--- Provided data ---
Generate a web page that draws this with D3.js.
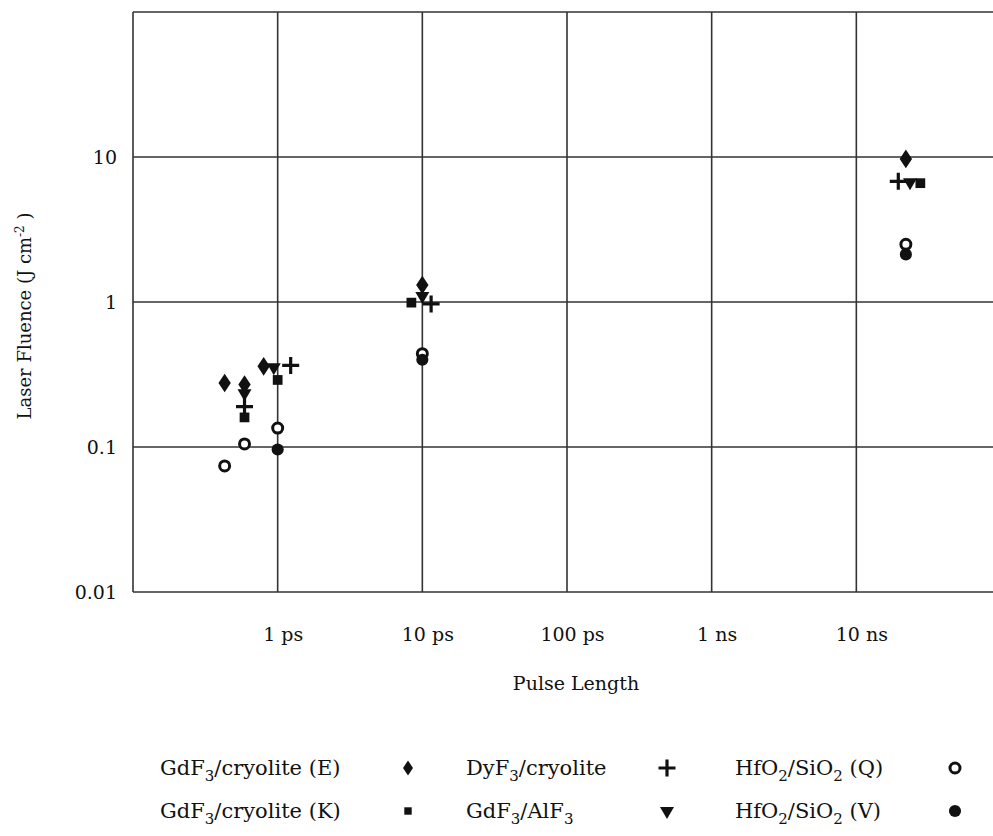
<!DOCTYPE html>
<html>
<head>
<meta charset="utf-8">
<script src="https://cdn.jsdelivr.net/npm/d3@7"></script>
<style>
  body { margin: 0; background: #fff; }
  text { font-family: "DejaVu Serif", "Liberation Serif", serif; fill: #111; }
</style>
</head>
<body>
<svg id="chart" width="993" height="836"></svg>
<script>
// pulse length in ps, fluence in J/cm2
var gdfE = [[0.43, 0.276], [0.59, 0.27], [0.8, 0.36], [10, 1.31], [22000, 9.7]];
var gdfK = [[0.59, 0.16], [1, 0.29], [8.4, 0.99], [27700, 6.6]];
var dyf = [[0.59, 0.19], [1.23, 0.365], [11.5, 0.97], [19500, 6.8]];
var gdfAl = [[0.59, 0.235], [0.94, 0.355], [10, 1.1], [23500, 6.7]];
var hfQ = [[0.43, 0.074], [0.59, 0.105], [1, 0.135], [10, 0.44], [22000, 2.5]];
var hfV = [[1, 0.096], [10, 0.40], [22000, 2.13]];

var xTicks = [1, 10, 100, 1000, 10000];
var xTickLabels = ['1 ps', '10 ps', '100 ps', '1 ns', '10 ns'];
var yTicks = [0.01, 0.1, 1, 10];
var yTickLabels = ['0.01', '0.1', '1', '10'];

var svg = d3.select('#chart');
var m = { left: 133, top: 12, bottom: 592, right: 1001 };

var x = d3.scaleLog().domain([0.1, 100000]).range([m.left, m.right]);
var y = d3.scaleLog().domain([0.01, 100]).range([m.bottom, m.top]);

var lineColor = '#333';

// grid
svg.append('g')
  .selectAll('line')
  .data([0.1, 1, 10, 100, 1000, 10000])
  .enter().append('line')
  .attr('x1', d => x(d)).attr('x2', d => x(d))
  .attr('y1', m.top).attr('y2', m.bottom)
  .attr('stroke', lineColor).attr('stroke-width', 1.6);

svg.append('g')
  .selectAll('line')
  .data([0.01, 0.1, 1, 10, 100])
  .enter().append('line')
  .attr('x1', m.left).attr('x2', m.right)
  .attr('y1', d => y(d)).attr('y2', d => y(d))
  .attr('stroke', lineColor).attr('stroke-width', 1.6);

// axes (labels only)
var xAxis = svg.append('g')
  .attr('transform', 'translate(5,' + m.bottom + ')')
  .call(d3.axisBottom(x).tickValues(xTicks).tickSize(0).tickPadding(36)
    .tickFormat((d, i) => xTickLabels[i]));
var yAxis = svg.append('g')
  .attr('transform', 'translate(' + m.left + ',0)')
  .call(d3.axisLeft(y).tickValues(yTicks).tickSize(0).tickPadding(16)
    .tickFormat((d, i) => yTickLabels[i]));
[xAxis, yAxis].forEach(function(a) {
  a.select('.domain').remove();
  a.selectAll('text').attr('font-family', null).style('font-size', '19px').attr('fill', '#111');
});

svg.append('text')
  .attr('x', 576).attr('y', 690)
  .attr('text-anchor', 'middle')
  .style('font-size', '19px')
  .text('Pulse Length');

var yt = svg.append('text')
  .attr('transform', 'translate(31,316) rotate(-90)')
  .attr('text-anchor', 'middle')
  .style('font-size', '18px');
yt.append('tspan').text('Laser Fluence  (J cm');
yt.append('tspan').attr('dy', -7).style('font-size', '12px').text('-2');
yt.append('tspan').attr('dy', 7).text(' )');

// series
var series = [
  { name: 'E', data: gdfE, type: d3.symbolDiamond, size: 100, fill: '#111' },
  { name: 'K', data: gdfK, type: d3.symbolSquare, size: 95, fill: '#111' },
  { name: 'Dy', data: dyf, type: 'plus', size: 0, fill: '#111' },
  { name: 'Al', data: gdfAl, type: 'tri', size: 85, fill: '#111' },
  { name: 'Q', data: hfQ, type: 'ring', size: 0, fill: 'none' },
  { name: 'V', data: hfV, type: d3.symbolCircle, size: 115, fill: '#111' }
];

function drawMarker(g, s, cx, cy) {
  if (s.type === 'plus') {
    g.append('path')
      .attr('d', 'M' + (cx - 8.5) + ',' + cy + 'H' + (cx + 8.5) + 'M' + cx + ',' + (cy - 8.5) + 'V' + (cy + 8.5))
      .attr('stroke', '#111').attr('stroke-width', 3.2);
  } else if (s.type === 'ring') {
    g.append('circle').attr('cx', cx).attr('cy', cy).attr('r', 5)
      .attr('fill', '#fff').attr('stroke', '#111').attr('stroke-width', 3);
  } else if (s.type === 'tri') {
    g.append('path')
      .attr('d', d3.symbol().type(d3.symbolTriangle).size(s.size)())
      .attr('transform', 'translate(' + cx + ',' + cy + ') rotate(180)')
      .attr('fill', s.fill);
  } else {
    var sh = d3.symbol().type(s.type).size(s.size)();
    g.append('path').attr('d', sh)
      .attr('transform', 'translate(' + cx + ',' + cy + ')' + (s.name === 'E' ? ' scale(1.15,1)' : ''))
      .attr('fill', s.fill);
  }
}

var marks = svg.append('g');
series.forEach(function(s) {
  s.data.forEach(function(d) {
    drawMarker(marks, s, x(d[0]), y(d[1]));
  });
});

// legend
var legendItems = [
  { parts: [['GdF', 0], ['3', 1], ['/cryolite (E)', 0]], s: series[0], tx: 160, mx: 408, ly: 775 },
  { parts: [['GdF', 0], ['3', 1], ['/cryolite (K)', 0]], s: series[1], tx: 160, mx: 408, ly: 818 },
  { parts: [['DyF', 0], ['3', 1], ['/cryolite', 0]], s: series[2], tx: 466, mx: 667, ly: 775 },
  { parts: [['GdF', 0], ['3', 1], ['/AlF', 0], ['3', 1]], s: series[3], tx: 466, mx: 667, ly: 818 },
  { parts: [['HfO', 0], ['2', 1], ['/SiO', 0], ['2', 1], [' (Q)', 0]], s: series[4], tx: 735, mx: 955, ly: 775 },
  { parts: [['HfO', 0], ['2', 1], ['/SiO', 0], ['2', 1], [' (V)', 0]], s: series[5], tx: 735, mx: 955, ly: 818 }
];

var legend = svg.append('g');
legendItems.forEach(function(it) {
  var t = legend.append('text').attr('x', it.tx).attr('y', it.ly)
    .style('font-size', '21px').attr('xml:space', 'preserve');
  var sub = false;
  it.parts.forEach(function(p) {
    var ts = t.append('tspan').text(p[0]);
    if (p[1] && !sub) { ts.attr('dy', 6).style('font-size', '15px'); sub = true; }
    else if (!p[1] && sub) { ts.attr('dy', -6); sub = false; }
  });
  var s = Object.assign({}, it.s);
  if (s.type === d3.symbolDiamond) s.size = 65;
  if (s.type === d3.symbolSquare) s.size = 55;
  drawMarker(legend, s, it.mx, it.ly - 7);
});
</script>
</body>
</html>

--- Task statement ---
Repeat exactly and only the lines from the start of the data above through the line that holds "var lineColor = '#333';", inclusive. Pictures do not belong in the copy.

--- Complete answer ---
Generate a web page that draws this with D3.js.
<!DOCTYPE html>
<html>
<head>
<meta charset="utf-8">
<script src="https://cdn.jsdelivr.net/npm/d3@7"></script>
<style>
  body { margin: 0; background: #fff; }
  text { font-family: "DejaVu Serif", "Liberation Serif", serif; fill: #111; }
</style>
</head>
<body>
<svg id="chart" width="993" height="836"></svg>
<script>
// pulse length in ps, fluence in J/cm2
var gdfE = [[0.43, 0.276], [0.59, 0.27], [0.8, 0.36], [10, 1.31], [22000, 9.7]];
var gdfK = [[0.59, 0.16], [1, 0.29], [8.4, 0.99], [27700, 6.6]];
var dyf = [[0.59, 0.19], [1.23, 0.365], [11.5, 0.97], [19500, 6.8]];
var gdfAl = [[0.59, 0.235], [0.94, 0.355], [10, 1.1], [23500, 6.7]];
var hfQ = [[0.43, 0.074], [0.59, 0.105], [1, 0.135], [10, 0.44], [22000, 2.5]];
var hfV = [[1, 0.096], [10, 0.40], [22000, 2.13]];

var xTicks = [1, 10, 100, 1000, 10000];
var xTickLabels = ['1 ps', '10 ps', '100 ps', '1 ns', '10 ns'];
var yTicks = [0.01, 0.1, 1, 10];
var yTickLabels = ['0.01', '0.1', '1', '10'];

var svg = d3.select('#chart');
var m = { left: 133, top: 12, bottom: 592, right: 1001 };

var x = d3.scaleLog().domain([0.1, 100000]).range([m.left, m.right]);
var y = d3.scaleLog().domain([0.01, 100]).range([m.bottom, m.top]);

var lineColor = '#333';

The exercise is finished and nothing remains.